[Begin]
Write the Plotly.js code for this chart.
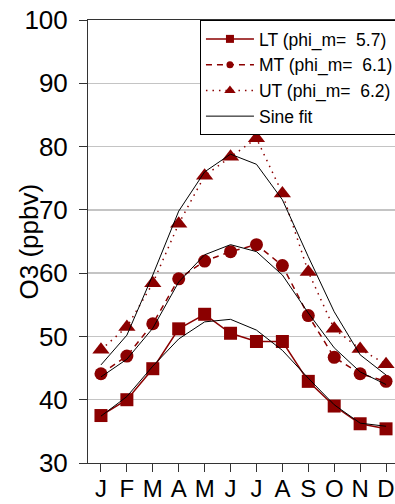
<!DOCTYPE html>
<html>
<head>
<meta charset="utf-8">
<script src="https://cdn.plot.ly/plotly-3.0.1.min.js"></script>
<style>
html, body { margin: 0; padding: 0; overflow: hidden; background: #fff; }
#chart { width: 410px; height: 504px; }
</style>
</head>
<body>
<div id="chart"></div>
<script>
const months = ['J','F','M','A','M','J','J','A','S','O','N','D'];
const monthIndex = [1,2,3,4,5,6,7,8,9,10,11,12];
const ltValues = [37.5, 40.0, 44.9, 51.2, 53.5, 50.5, 49.2, 49.2, 42.9, 39.0, 36.2, 35.4];
const mtValues = [44.1, 46.9, 52.0, 59.1, 61.9, 63.4, 64.5, 61.2, 53.3, 46.7, 44.1, 42.9];
const utValues = [47.9, 51.5, 58.4, 67.8, 75.4, 78.4, 81.3, 72.6, 60.2, 51.2, 48.0, 45.6];
const ltFit = [37.4, 40.5, 45.3, 49.6, 52.3, 52.7, 51.0, 47.8, 43.4, 39.2, 36.3, 35.8];
const mtFit = [43.6, 46.4, 51.3, 58.6, 62.9, 64.5, 63.4, 59.7, 53.7, 48.2, 44.4, 42.4];
const utFit = [45.5, 50.2, 59.7, 69.8, 76.0, 78.8, 77.2, 71.6, 62.6, 53.9, 47.1, 43.9];
const seriesNames = ['LT (phi_m=\u00a0 5.7)', 'MT (phi_m=\u00a0 6.1)', 'UT (phi_m=\u00a0 6.2)', 'Sine fit'];
const yTicks = [30, 40, 50, 60, 70, 80, 90, 100];

const red = '#8b0000';
const font = 'Liberation Sans, Arial, Helvetica, sans-serif';

function dataTrace(y, symbol, size, dash) {
  return {
    x: monthIndex, y: y, type: 'scatter', mode: 'lines+markers',
    line: {color: red, width: 1.5, dash: dash},
    marker: {color: red, symbol: symbol, size: size},
    showlegend: false, hoverinfo: 'x+y'
  };
}
function fitTrace(y) {
  return {
    x: monthIndex, y: y, type: 'scatter', mode: 'lines',
    line: {color: '#000', width: 1},
    showlegend: false
  };
}
function legendTrace(name, symbol, size, dash, mode, color, width) {
  return {
    x: [null], y: [null], type: 'scatter', mode: mode, name: name,
    line: {color: color, width: width, dash: dash},
    marker: {color: color, symbol: symbol, size: size},
    showlegend: true, hoverinfo: 'skip'
  };
}

const traces = [
  dataTrace(ltValues, 'square', 13, 'solid'),
  dataTrace(mtValues, 'circle', 13, '6px,5px'),
  dataTrace(utValues, 'triangle-up', 15, '1.5px,5px'),
  fitTrace(ltFit),
  fitTrace(mtFit),
  fitTrace(utFit),
  legendTrace(seriesNames[0], 'square', 8, 'solid', 'lines+markers', red, 1.5),
  legendTrace(seriesNames[1], 'circle', 7, '6px,5px', 'lines+markers', red, 1.5),
  legendTrace(seriesNames[2], 'triangle-up', 10, '1.5px,5px', 'lines+markers', red, 1.5),
  legendTrace(seriesNames[3], 'circle', 1, 'solid', 'lines', '#000', 1)
];

const layout = {
  width: 410, height: 504,
  margin: {l: 88, r: 11, t: 20, b: 41},
  paper_bgcolor: '#fff', plot_bgcolor: '#fff',
  font: {family: font, color: '#000'},
  showlegend: true,
  legend: {
    x: 0.36, xanchor: 'left', y: 1, yanchor: 'top',
    bgcolor: '#fff', bordercolor: '#000', borderwidth: 1,
    font: {family: font, size: 17.5, color: '#000'},
    itemwidth: 48, traceorder: 'normal'
  },
  xaxis: {
    range: [0.5, 12.5], tickmode: 'array', tickvals: monthIndex, ticktext: months,
    ticks: 'outside', ticklen: 8, tickwidth: 1, tickcolor: '#333',
    showline: true, linecolor: '#333', linewidth: 1, mirror: true,
    showgrid: false, zeroline: false,
    tickfont: {family: font, size: 24, color: '#000'},
    ticklabelstandoff: -4
  },
  yaxis: {
    range: [30, 100], tickmode: 'array', tickvals: yTicks,
    ticks: 'outside', ticklen: 8, tickwidth: 1, tickcolor: '#333',
    showline: true, linecolor: '#333', linewidth: 1,
    showgrid: true, gridcolor: '#c4c4c4', gridwidth: 1.5, zeroline: false,
    tickfont: {family: font, size: 26, color: '#000'},
    ticklabelstandoff: 6
  },
  annotations: [{
    text: 'O3 (ppbv)', xref: 'paper', yref: 'paper', x: 0, y: 0.5,
    xshift: -60, xanchor: 'center', yanchor: 'middle', textangle: -90,
    showarrow: false, font: {family: font, size: 26, color: '#000'}
  }]
};

Plotly.newPlot('chart', traces, layout, {displayModeBar: false, staticPlot: true});
</script>
</body>
</html>
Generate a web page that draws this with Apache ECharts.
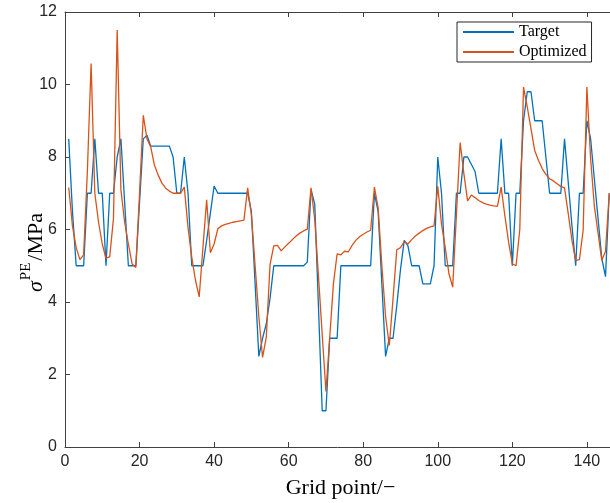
<!DOCTYPE html>
<html>
<head>
<meta charset="utf-8">
<script src="https://cdn.jsdelivr.net/npm/echarts@6/dist/echarts.min.js"></script>
<style>
  html, body { margin: 0; padding: 0; background: #fff; }
  #chart { width: 610px; height: 503px; }
</style>
</head>
<body>
<div id="chart"></div>
<script>
// Stress at each grid point (MPa), grid points numbered from 1
const target = [
  8.5, 6.5, 5, 5, 5, 7, 7, 8.5, 7, 7,
  5, 7, 7, 8, 8.5, 6.75, 5, 5, 5, 6.75,
  8.5, 8.6, 8.3, 8.3, 8.3, 8.3, 8.3, 8.3, 8.0, 7.0,
  7.0, 8.0, 7.0, 5, 5, 5, 5, 5.7, 6.45, 7.2,
  7, 7, 7, 7, 7, 7, 7, 7, 7, 6.5,
  4.5, 2.5, 3.0, 3.4, 4.1, 5, 5, 5, 5, 5,
  5, 5, 5, 5, 5.1, 7.1, 6.7, 3.85, 1.0, 1.0,
  3, 3, 3, 5, 5, 5, 5, 5, 5, 5,
  5, 5, 7.0, 6.5, 4.5, 2.5, 3, 3, 3.9, 4.9,
  5.7, 5.55, 5, 5, 5, 4.5, 4.5, 4.5, 5, 8,
  7, 5, 5, 5, 7, 7, 8, 8, 7.8, 7.6,
  7, 7, 7, 7, 7, 7, 8.5, 7, 7, 5,
  7, 7, 9, 9.8, 9.8, 9, 9, 9, 8, 7,
  7, 7, 7, 8.5, 7.3, 6.1, 5, 7, 7, 9,
  8.5, 7.4, 6.3, 5.2, 4.7, 7.0
];

const optimized = [
  7.16, 6.1, 5.5, 5.17, 5.3, 7.6, 10.58, 7.0, 6.2, 5.6,
  5.2, 5.25, 6.3, 11.5, 7.1, 6.2, 5.6, 5.05, 4.95, 7.0,
  9.15, 8.5, 8.28, 7.77, 7.5, 7.28, 7.14, 7.06, 7.0, 7.0,
  7.0, 7.17, 6.06, 5.24, 4.6, 4.14, 5.5, 6.82, 5.36, 5.6,
  6.02, 6.1, 6.14, 6.17, 6.2, 6.22, 6.24, 6.26, 7.15, 6.4,
  5.0, 3.6, 2.47, 3.03, 5.03, 5.55, 5.56, 5.41, 5.52, 5.62,
  5.72, 5.82, 5.9, 5.96, 6.01, 7.15, 6.28, 4.7, 3.1, 1.53,
  3.0, 4.5, 5.33, 5.3, 5.4, 5.38, 5.56, 5.7, 5.8, 5.87,
  5.93, 5.98, 7.17, 6.6, 5.0, 3.6, 2.8, 4.1, 5.44, 5.5,
  5.67, 5.6, 5.72, 5.82, 5.9, 5.97, 6.03, 6.07, 6.1, 7.19,
  6.15, 5.5, 4.78, 4.41, 6.4, 8.4, 7.54, 6.79, 6.95, 6.88,
  6.8, 6.74, 6.7, 6.67, 6.65, 6.64, 7.17, 6.38, 5.65, 5.05,
  5.0, 6.0, 9.93, 9.38, 8.78, 8.18, 7.91, 7.68, 7.52, 7.4,
  7.34, 7.26, 7.19, 7.15, 6.44, 5.7, 5.15, 5.17, 5.98, 9.93,
  7.95, 6.65, 5.89, 5.15, 5.4, 7.0
];

const seriesNames = ['Target', 'Optimized'];
const xRange = [0, 146.2];
const yRange = [0, 12];

const toPoints = arr => arr.map((v, i) => [i + 1, v]);

const axisColor = '#404040';
const sansFont = '"Liberation Sans", Arial, sans-serif';
const serifFont = '"Liberation Serif", "Times New Roman", serif';

const chart = echarts.init(document.getElementById('chart'), null, { renderer: 'canvas' });

const baseX = {
  type: 'value',
  min: xRange[0],
  max: xRange[1],
  interval: 20,
  splitLine: { show: false },
  axisLine: { show: true, onZero: false, lineStyle: { color: axisColor, width: 1 } },
  axisTick: { show: true, inside: true, length: 5, lineStyle: { color: axisColor } }
};

chart.setOption({
  animation: false,
  backgroundColor: '#fff',
  grid: {
    left: 65, right: 0, top: 12, bottom: 56,
    containLabel: false,
    outerBoundsMode: 'none'
  },
  legend: {
    data: seriesNames,
    orient: 'vertical',
    left: 457,
    top: 22,
    padding: [2, 5],
    itemWidth: 51,
    itemHeight: 16,
    itemGap: 4,
    borderColor: '#262626',
    borderWidth: 1,
    backgroundColor: '#fff',
    itemStyle: { opacity: 0 },
    textStyle: { fontFamily: serifFont, fontSize: 16, color: '#000' }
  },
  xAxis: [
    Object.assign({}, baseX, {
      position: 'bottom',
      name: 'Grid point/−',
      nameLocation: 'middle',
      nameGap: 30,
      nameMoveOverlap: false,
      nameTextStyle: {
        fontFamily: serifFont, fontSize: 22, color: '#000',
        padding: [0, 0, 0, 6]
      },
      axisLabel: {
        show: true, margin: 7, showMaxLabel: false,
        fontFamily: sansFont, fontSize: 16, color: '#262626'
      }
    }),
    Object.assign({}, baseX, {
      position: 'top',
      axisLabel: { show: false }
    })
  ],
  yAxis: {
    type: 'value',
    min: yRange[0],
    max: yRange[1],
    interval: 2,
    splitLine: { show: false },
    axisLine: { show: true, onZero: false, lineStyle: { color: axisColor, width: 1 } },
    axisTick: { show: true, inside: true, length: 5, lineStyle: { color: axisColor } },
    axisLabel: { margin: 8, fontFamily: sansFont, fontSize: 16, color: '#262626' },
    name: '{s|σ}{sup|PE}{r|/MPa}',
    nameLocation: 'middle',
    nameRotate: 90,
    nameGap: 18,
    nameMoveOverlap: false,
    nameTextStyle: {
      padding: [0, 46, 0, 0],
      rich: {
        s: { fontFamily: serifFont, fontStyle: 'italic', fontSize: 22, color: '#000', lineHeight: 28, verticalAlign: 'bottom' },
        sup: { fontFamily: serifFont, fontSize: 15, color: '#000', lineHeight: 28, verticalAlign: 'top', padding: [0, 2, 0, 1] },
        r: { fontFamily: serifFont, fontSize: 22, color: '#000', lineHeight: 28, verticalAlign: 'bottom' }
      }
    }
  },
  series: [
    {
      name: seriesNames[0],
      type: 'line',
      data: toPoints(target),
      symbol: 'none',
      lineStyle: { color: '#0072BD', width: 1.3 },
      itemStyle: { color: '#0072BD' },
      z: 2
    },
    {
      name: seriesNames[1],
      type: 'line',
      data: toPoints(optimized),
      symbol: 'none',
      lineStyle: { color: '#D95319', width: 1.3 },
      itemStyle: { color: '#D95319' },
      z: 3
    }
  ]
});
</script>
</body>
</html>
[End]
Task to complete. Only the lines from the top of the data through the line with "const font = 'Liberation" should be quoted, exactly and with both ends kept; skip the pictures.

Result.
Write the Plotly.js code for this chart.
<!DOCTYPE html>
<html>
<head>
<meta charset="utf-8">
<script src="https://cdn.plot.ly/plotly-3.0.1.min.js"></script>
<style>
html, body { margin: 0; padding: 0; overflow: hidden; background: #fff; }
#chart { width: 410px; height: 504px; }
</style>
</head>
<body>
<div id="chart"></div>
<script>
const months = ['J','F','M','A','M','J','J','A','S','O','N','D'];
const monthIndex = [1,2,3,4,5,6,7,8,9,10,11,12];
const ltValues = [37.5, 40.0, 44.9, 51.2, 53.5, 50.5, 49.2, 49.2, 42.9, 39.0, 36.2, 35.4];
const mtValues = [44.1, 46.9, 52.0, 59.1, 61.9, 63.4, 64.5, 61.2, 53.3, 46.7, 44.1, 42.9];
const utValues = [47.9, 51.5, 58.4, 67.8, 75.4, 78.4, 81.3, 72.6, 60.2, 51.2, 48.0, 45.6];
const ltFit = [37.4, 40.5, 45.3, 49.6, 52.3, 52.7, 51.0, 47.8, 43.4, 39.2, 36.3, 35.8];
const mtFit = [43.6, 46.4, 51.3, 58.6, 62.9, 64.5, 63.4, 59.7, 53.7, 48.2, 44.4, 42.4];
const utFit = [45.5, 50.2, 59.7, 69.8, 76.0, 78.8, 77.2, 71.6, 62.6, 53.9, 47.1, 43.9];
const seriesNames = ['LT (phi_m=\u00a0 5.7)', 'MT (phi_m=\u00a0 6.1)', 'UT (phi_m=\u00a0 6.2)', 'Sine fit'];
const yTicks = [30, 40, 50, 60, 70, 80, 90, 100];

const red = '#8b0000';
const font = 'Liberation Sans, Arial, Helvetica, sans-serif';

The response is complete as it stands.